UK economy slows more than expected in third quarter
British economic growth slowed more than expected in the three months to September after the biggest fall in construction in three years, raising the chances that a period of rapid economic growth is coming to an end.
Third-quarter gross domestic product growth slowed to 0.5 percent, from 0.7 percent in the three months to June, a bigger slowdown than economists' forecasts of a small drop to 0.6 percent, the Office for National Statistics said on Tuesday.
Output was 2.3 percent higher than a year earlier, compared with a forecast for it to sustain the second quarter's 2.4 percent rate of growth, and the smallest increase in two years.
Britain's economy was the fastest growing in the G7 group of advanced economies in 2013 and 2014, as it caught up some of the ground it lost after the financial crisis. But earlier this month the International Monetary Fund forecast growth would slow to 2.5 percent this year, closer to Britain's long-run average.

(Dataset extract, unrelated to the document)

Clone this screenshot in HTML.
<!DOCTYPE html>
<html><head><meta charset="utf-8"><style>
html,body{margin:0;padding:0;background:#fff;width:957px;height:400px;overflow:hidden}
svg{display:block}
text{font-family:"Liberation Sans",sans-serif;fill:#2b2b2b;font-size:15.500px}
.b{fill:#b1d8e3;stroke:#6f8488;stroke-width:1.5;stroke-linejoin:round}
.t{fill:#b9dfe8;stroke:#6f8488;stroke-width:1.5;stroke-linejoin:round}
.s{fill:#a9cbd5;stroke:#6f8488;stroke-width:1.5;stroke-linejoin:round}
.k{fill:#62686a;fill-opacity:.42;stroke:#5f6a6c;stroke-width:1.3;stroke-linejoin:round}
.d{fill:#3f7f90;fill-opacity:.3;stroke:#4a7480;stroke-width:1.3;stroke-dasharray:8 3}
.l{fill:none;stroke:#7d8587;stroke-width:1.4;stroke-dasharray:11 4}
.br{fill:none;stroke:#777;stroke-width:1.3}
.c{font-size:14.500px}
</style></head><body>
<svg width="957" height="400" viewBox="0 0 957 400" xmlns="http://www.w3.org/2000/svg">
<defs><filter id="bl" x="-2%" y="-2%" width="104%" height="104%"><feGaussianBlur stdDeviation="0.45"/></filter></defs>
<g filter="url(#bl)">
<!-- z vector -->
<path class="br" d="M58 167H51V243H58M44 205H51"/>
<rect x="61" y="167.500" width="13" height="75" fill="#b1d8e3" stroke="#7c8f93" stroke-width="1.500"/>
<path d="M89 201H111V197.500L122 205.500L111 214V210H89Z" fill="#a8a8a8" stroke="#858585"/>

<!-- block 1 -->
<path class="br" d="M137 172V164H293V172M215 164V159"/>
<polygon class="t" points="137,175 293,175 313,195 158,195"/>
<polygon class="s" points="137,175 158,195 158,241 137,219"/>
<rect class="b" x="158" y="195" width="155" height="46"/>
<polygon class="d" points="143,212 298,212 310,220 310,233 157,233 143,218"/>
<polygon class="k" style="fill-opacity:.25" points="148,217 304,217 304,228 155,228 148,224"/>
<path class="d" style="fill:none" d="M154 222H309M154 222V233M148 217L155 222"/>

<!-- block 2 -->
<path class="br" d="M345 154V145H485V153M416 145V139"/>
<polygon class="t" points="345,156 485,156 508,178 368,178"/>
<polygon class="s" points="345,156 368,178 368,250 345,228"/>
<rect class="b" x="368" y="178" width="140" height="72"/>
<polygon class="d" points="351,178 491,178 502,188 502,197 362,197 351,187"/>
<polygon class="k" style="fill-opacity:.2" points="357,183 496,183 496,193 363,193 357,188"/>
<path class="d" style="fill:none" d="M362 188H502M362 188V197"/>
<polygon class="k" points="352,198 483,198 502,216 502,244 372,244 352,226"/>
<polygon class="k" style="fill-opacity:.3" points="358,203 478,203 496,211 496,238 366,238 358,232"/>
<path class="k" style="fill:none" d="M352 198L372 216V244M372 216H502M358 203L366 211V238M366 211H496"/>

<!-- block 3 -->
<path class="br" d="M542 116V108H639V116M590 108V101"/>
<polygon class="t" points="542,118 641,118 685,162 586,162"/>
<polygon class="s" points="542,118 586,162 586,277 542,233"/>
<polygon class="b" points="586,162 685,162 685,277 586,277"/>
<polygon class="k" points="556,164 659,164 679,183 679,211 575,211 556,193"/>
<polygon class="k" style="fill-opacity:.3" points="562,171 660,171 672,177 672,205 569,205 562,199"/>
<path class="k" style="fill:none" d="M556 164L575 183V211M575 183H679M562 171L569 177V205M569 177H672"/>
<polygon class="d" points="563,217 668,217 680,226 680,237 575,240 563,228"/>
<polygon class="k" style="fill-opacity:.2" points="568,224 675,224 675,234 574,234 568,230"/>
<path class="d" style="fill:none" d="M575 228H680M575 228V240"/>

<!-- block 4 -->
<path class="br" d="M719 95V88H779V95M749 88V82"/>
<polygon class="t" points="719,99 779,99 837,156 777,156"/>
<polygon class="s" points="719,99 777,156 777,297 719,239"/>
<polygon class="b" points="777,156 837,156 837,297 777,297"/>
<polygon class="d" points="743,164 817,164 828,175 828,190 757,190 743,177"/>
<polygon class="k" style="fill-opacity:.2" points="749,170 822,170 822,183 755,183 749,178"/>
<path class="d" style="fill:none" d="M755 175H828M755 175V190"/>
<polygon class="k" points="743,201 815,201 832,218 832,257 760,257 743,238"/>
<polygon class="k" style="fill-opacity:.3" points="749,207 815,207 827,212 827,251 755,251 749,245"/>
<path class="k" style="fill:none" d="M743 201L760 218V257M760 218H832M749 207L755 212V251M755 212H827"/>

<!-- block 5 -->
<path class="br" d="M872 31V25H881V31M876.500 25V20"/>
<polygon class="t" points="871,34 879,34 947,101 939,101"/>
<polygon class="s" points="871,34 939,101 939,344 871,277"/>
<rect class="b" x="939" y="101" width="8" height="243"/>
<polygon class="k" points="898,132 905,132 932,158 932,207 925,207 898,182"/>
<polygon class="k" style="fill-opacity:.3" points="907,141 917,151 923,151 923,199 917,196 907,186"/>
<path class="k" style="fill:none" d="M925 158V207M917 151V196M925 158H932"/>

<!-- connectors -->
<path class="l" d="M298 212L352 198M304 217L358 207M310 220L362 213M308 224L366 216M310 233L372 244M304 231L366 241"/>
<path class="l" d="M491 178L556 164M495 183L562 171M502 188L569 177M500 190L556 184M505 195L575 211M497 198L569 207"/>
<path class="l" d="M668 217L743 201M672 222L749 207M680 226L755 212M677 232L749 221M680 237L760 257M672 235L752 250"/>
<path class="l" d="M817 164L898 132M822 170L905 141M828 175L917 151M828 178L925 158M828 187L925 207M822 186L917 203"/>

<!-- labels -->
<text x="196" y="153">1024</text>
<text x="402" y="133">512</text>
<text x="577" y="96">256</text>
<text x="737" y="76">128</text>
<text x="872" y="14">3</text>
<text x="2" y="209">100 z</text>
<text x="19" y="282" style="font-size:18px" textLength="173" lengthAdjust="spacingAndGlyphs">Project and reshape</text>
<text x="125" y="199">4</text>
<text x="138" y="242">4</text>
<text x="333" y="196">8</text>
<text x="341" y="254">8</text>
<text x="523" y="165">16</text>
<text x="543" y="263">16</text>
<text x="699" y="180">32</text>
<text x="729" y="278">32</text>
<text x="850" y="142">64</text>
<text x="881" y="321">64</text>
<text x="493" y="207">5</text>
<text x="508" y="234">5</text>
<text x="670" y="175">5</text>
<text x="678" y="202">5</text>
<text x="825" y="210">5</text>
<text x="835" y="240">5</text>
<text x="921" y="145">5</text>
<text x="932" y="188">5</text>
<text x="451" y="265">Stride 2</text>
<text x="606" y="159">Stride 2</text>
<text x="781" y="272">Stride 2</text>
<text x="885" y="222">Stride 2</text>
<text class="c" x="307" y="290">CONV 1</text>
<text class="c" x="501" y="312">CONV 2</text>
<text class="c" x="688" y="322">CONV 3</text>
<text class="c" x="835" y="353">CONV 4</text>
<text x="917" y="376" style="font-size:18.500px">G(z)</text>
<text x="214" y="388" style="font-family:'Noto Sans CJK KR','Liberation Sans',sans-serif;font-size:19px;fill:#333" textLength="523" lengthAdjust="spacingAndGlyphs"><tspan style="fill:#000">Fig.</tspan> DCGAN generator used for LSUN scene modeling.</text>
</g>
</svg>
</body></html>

The latest growth figures may also give pause for thought to the Bank of England, which had also forecast that the economy would grow by 0.6 percent in the third quarter.
Economists in a Reuters poll on Monday had pushed back their average expectation of when the BoE would start to raise interest rates to the second quarter of 2016 from the first.
Although the biggest economic worries over the quarter centred on a stock market tumble in China, the main driver for the fall in British GDP was a 2.2 percent decline in the domestic construction industry.
The ONS said that unusually wet weather in August may have played a role, and that its quarterly estimate assumed that growth in the sector had bounced back by 1.3 percent in September.
The ONS's preliminary estimate of GDP growth is based on less than half the actual data that will go into the final estimate published in a couple of months' time.
Services output -- the largest part of the economy and by far the biggest contributor to growth -- continued to grow strongly, rising by 0.7 percent on the quarter, its strongest performance since the last quarter of 2014.
Manufacturing output dropped by 0.3 percent on the quarter and has contracted for three quarters in a row, but overall industrial output was supported by growth in oil production due to fewer maintenance shutdowns than in previous years.
Earlier official data had shown a slowdown in industrial output in August as well as a chunky fall in construction. A subsequent private-sector survey have showed the biggest drop in industrial orders in three years as overseas demand falters.
However, consumer demand has remained solid, with retail sales growing more strongly in the third quarter of the year than in the second.